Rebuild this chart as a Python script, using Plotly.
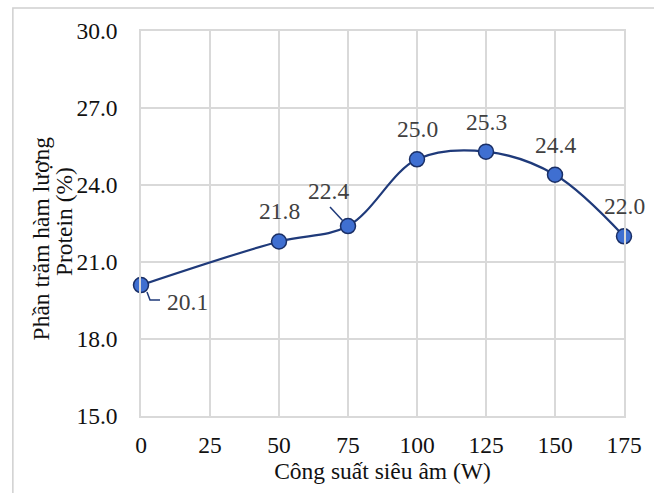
import plotly.graph_objects as go

# Ultrasonic power (W) vs protein content (%)
power_w = [0, 50, 75, 100, 125, 150, 175]
protein_pct = [20.1, 21.8, 22.4, 25.0, 25.3, 24.4, 22.0]
x_ticks = [0, 25, 50, 75, 100, 125, 150, 175]
y_ticks = [15, 18, 21, 24, 27, 30]
y_title_lines = ["Phần trăm hàm lượng", "Protein (%)"]
x_title = "Công suất siêu âm (W)"

W, H = 654, 493
M = dict(l=141, r=23, t=31, b=77)
pw = W - M["l"] - M["r"]
ph = H - M["t"] - M["b"]


def px_x(px):
    return (px - M["l"]) / pw


def px_y(py):
    return (H - M["b"] - py) / ph


FONT = "Liberation Serif"
FS = 23.5
GRID = "#d9d9d9"
NAVY = "#1f3a7a"

fig = go.Figure()
fig.add_trace(go.Scatter(
    x=power_w, y=protein_pct,
    mode="lines+markers",
    line=dict(color=NAVY, width=2.2, shape="spline", smoothing=1.0),
    marker=dict(size=15, color="#3f6fd1", line=dict(color="#1a2f66", width=1.5)),
    cliponaxis=False,
    hoverinfo="skip",
))

# label offsets in pixels (xshift, yshift) and optional leader path (pixels, y up)
label_pos = {
    0: (46, -17, "M 6,-7 L 9,-15 L 19,-15"),
    75: (-20, 35, "M -18,19 L -5,5"),
}
annotations, shapes = [], []
for xv, yv in zip(power_w, protein_pct):
    xs, ys, leader = label_pos.get(xv, (0, 30, None))
    annotations.append(dict(
        x=xv, y=yv, xref="x", yref="y", text=f"{yv:.1f}", showarrow=False,
        xshift=xs, yshift=ys, font=dict(family=FONT, size=FS, color="#404040"),
    ))
    if leader:
        shapes.append(dict(
            type="path", xref="x", yref="y",
            xsizemode="pixel", ysizemode="pixel", xanchor=xv, yanchor=yv,
            path=leader, line=dict(color=NAVY, width=1.5),
        ))

# rotated y-axis title, two tightly spaced lines
for line_text, cx, cy in zip(y_title_lines, [40, 63], [238, 222]):
    annotations.append(dict(
        x=px_x(cx), y=px_y(cy), xref="paper", yref="paper",
        text=line_text, textangle=-90, showarrow=False,
        xanchor="center", yanchor="middle",
        font=dict(family=FONT, size=FS, color="#111111"),
    ))

# outer chart frame
shapes.append(dict(
    type="rect", xref="paper", yref="paper", layer="above",
    x0=px_x(11), x1=px_x(W + 10), y0=px_y(H + 10), y1=px_y(8),
    line=dict(color="#d0d0d0", width=1.5), fillcolor="rgba(0,0,0,0)",
))

fig.update_layout(
    width=W, height=H, margin=M,
    paper_bgcolor="white", plot_bgcolor="white",
    showlegend=False,
    font=dict(family=FONT, size=FS, color="#000000"),
    annotations=annotations, shapes=shapes,
    xaxis=dict(
        range=[0, 175], tickvals=x_ticks, ticktext=[str(v) for v in x_ticks],
        showgrid=True, gridcolor=GRID, gridwidth=1.5,
        showline=True, linecolor=GRID, linewidth=1.5, mirror=True,
        zeroline=False, ticks="outside", ticklen=7, tickcolor="rgba(0,0,0,0)",
        tickfont=dict(family=FONT, size=FS, color="#111111"),
        title=dict(text=x_title, standoff=4,
                   font=dict(family=FONT, size=FS, color="#111111")),
    ),
    yaxis=dict(
        range=[15, 30], tickvals=y_ticks, ticktext=[f"{v:.1f}" for v in y_ticks],
        showgrid=True, gridcolor=GRID, gridwidth=1.5,
        showline=True, linecolor=GRID, linewidth=1.5, mirror=True,
        zeroline=False, ticks="outside", ticklen=17, tickcolor="rgba(0,0,0,0)",
        tickfont=dict(family=FONT, size=FS, color="#111111"),
    ),
)

fig.write_html("out.html")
----
- _Aim of the task_
Starting at the top of the listing above, please restate word for word each line up to and including the one that holds "import plotly.graph_objects as go", omitting every image.

- _Expected answer_
Rebuild this chart as a Python script, using Plotly.
import plotly.graph_objects as go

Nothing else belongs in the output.